LIBTD-1314: Parse SEAMUS db dump into usable format
Created simple rake task and Wordpress class for parsing a Wordpress xml dump from SEAMUS and extracting authors and work items.
$ bin/rake seamus:extract_items["input.xml"]
$ bin/rake seamus:extract_authors["input.xml"]
This will eventually be used later as a starting point for importing data into COMPEL.
Note: Example wordpress dump can be found here: https://webapps.es.vt.edu/jira/browse/LIBTD-1313
Merge request reports
Activity
NOTE about Instrumentation parsing -- The code is basically only attempting to parse the Instrumentation when there are no parenthesis present. Otherwise, it leaves it as a string with no parsing. I did this because of the free-form nature of the field, compared to COMPEL (where instruments are broken up). If we want to clean up the 26 fields that we're currently seeing with parenthesis (compared to ~490 item works), I thought we could potentially do this afterwards if there is time.
I'll make some changes to replace the puts with an output file.
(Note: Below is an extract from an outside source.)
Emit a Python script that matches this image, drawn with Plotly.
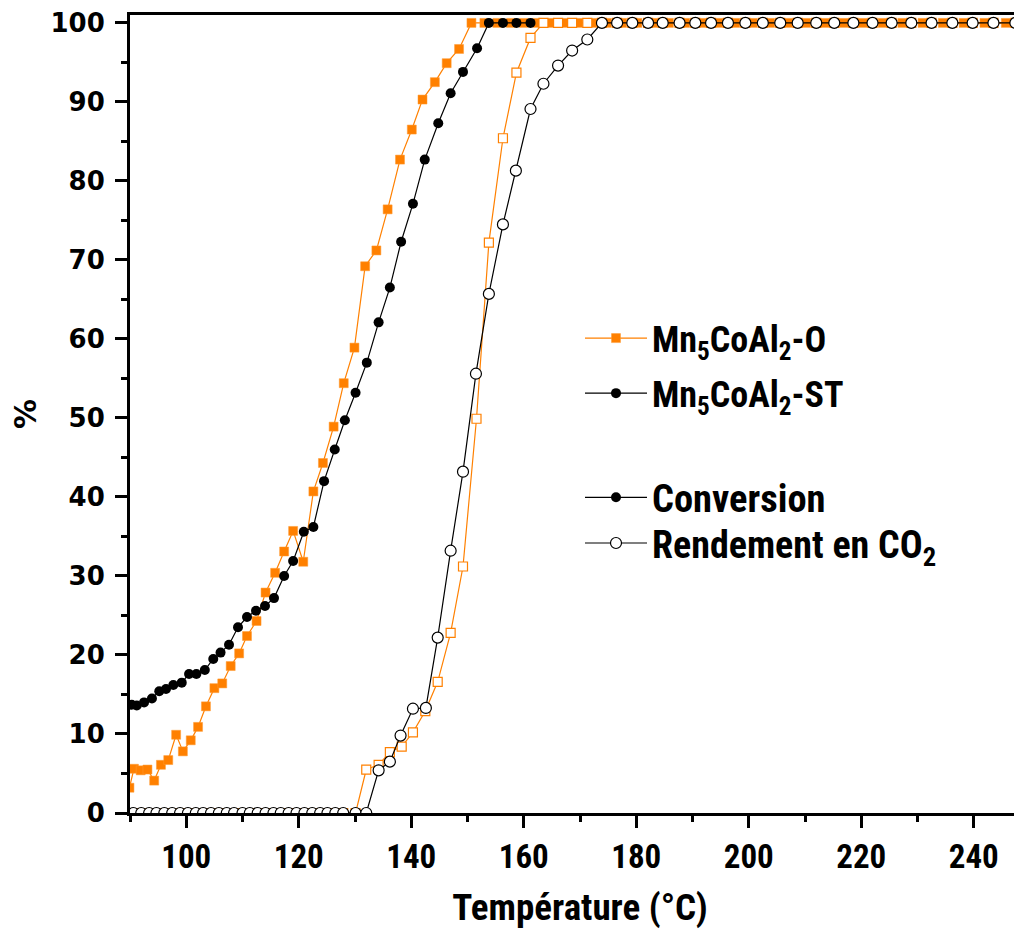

Originally, I was thinking I wouldn't need to output the data in a different format. The puts were just an example of how I could use the parsed data. I thought that I would just do something similar to import the data into COMPEL at a later time without creating additional files.
However, thinking about it more, there probably is some value in writing out what we're parsing. I'll try to rework the code to create json files of what I'm seeing for the authors and items. This way, it'll be clearer how we're parsing things. At this point, I still plan to import data from the wordpress xml dump file in the future, but this json file could make it easier to look at the data.